The ECB also lifted its growth forecasts for the eurozone. It now expects 1.4% growth this year, up from a previous forecast of 1.2%, and 1.2% in 2026, up from a previous forecast of 1%.
Meanwhile, headline inflation is expected to average 2.1% this year, 1.9% in 2026, 1.8% in 2027 and 2.0% in 2028. The slight upward revision was put down to the fact that services inflation is expected to decline more slowly.

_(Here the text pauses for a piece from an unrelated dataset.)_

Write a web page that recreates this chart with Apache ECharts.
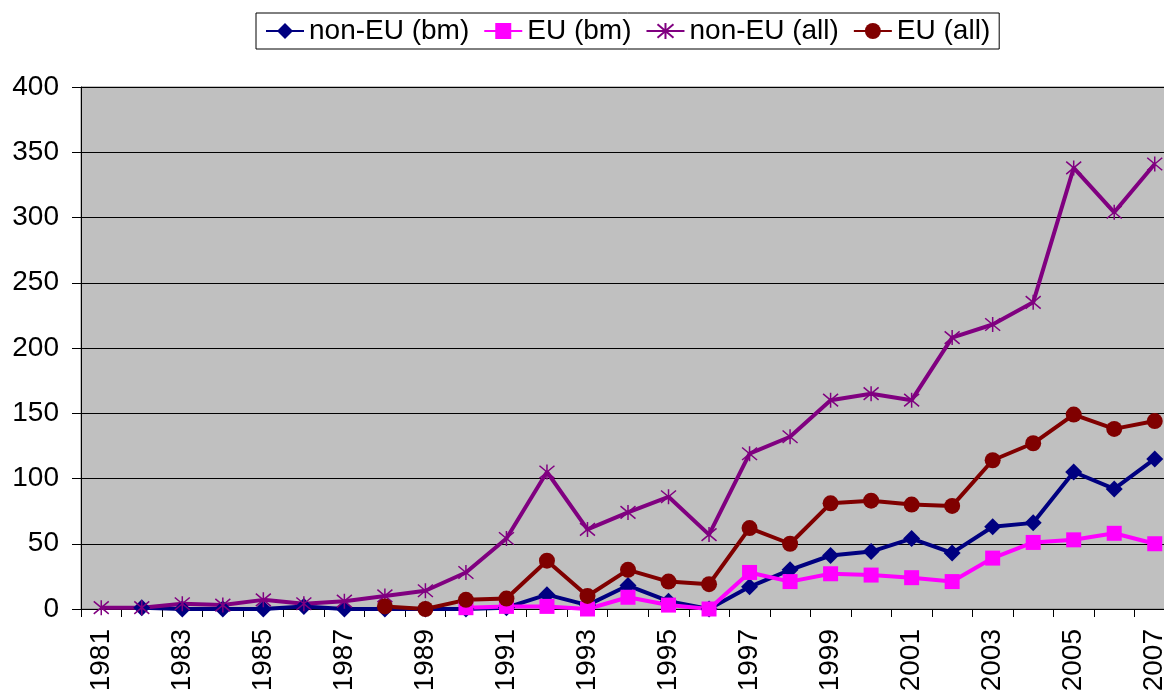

ING economist Carsten Brzeski said: "The last ECB rate cut dates back to June this year. Keeping interest rates unchanged for more than half a year now sends a strong signal that it would need a severe downward shift in inflation and growth (expectations) to get the central bank into cutting mode again. In fact, the ECB's so-called 'good place' is simply a neutral monetary policy stance. As noted, the hurdle to moving from neutral to actual easing remains high.
"While the decision to keep interest rates on hold was expected, all eyes were on the fresh round of ECB staff projections. The inflation forecasts, in particular, provide more evidence that the Bank's current 'good place' is also the right place."